= Minas of Aksum =

Bishop of Axum in the 6th century

Minas (or Menas) was an early bishop of Aksum, probably in the sixth century. According to traditional Ethiopian historiography, he was the second abun after Frumentius (Salama I) and took the name Salama II. The Ethiopian sources, however, place the episcopate of Frumentius in the reign of King Ezana (c. 320–360) and that of Minas in the reign of Anbasa Wedem, twenty-six kings later, yet before the Arab conquest of Egypt (c. 640). This may indicate a long gap in the episcopal succession. Alternatively, it may indicate "a fresh start of vigorous Christian activities" under Minas. This would also explain why he was considered by later Ethiopians to be a second Salama.

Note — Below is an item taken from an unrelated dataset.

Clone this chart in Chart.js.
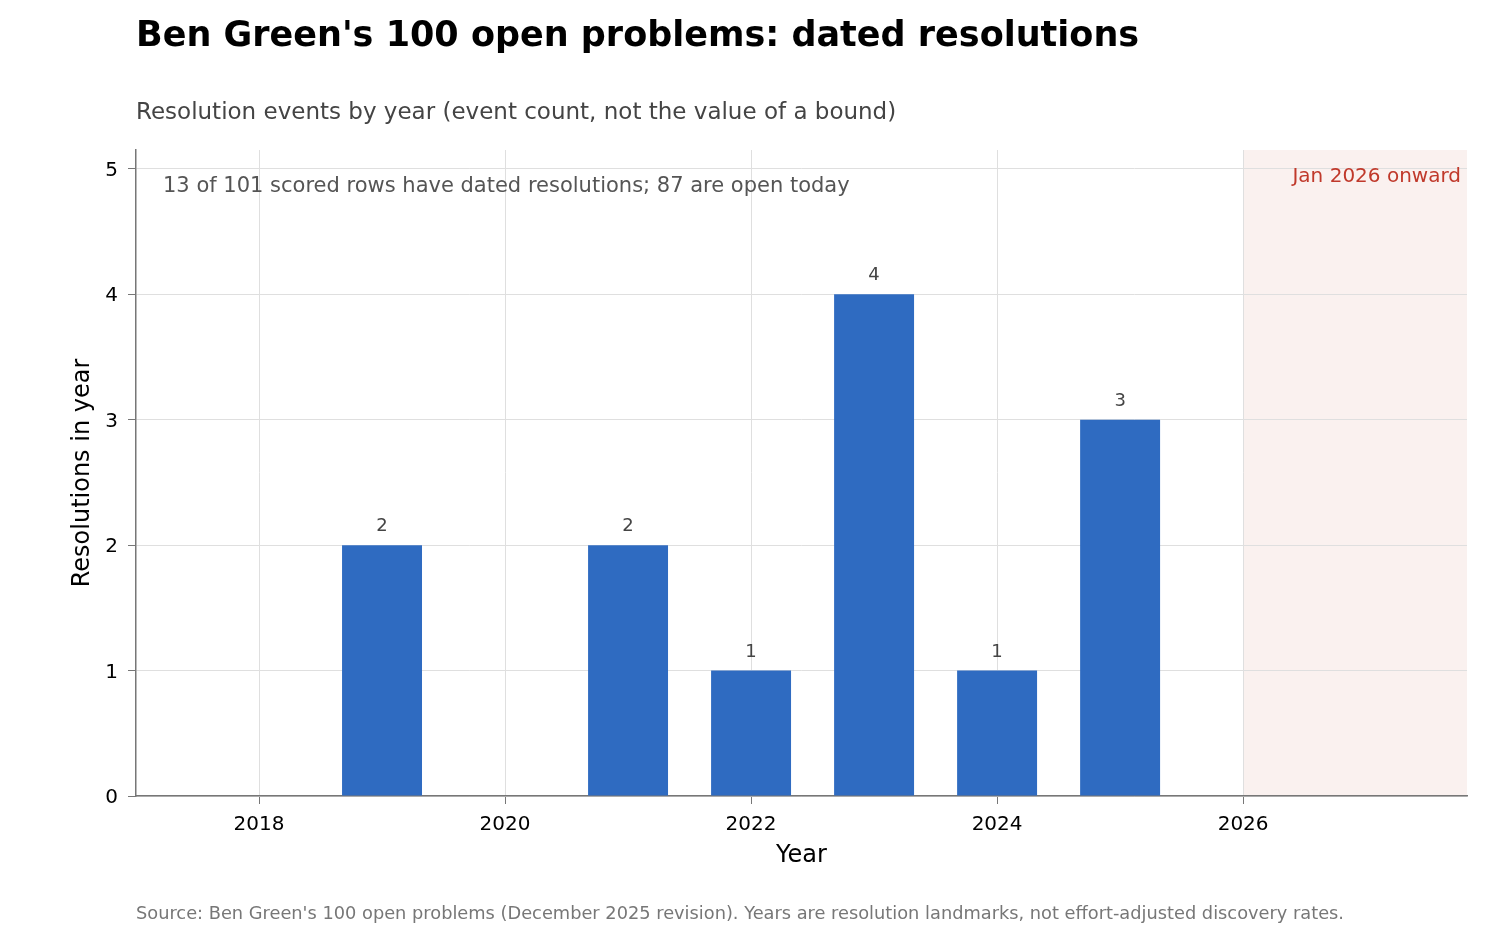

According to the Gadla Afse, Minas was bishop when the Nine Saints came to Ethiopia between the late 4th and 6th centuries. Although there is no information on Minas' origins, modern scholars have been quick to assume he was an Egyptian. This would make him the first Egyptian abun in a continuous line down to the 20th century. His name was common in Egypt.

Minas is credited with several works of Ethiopian literature. He wrote sermons, six of which are still part of the liturgy of Ethiopian monasteries, read at designated times of the year. These six cover the Apostles, the Seventy Disciples, the Dormition of the Virgin, the Feast of the Cross, the 318 attendees of the First Council of Nicaea and the season of spring. Tradition also ascribes to him the translation of the Book of Revelation into Geʽez. The translation of the Geʽez text The Story of How the Interiors of Ethiopia Came to Christianity, an extract from Tyrannius Rufinus on the mission of Frumentius, may also be the work of Minas.

==Works==
- An English translation of Minas' homily on the cross is found in Getatchew Haile, The Ethiopian Orthodox Church's Tradition on the Holy Cross (Leiden: Brill, 2018), pp. 112–125.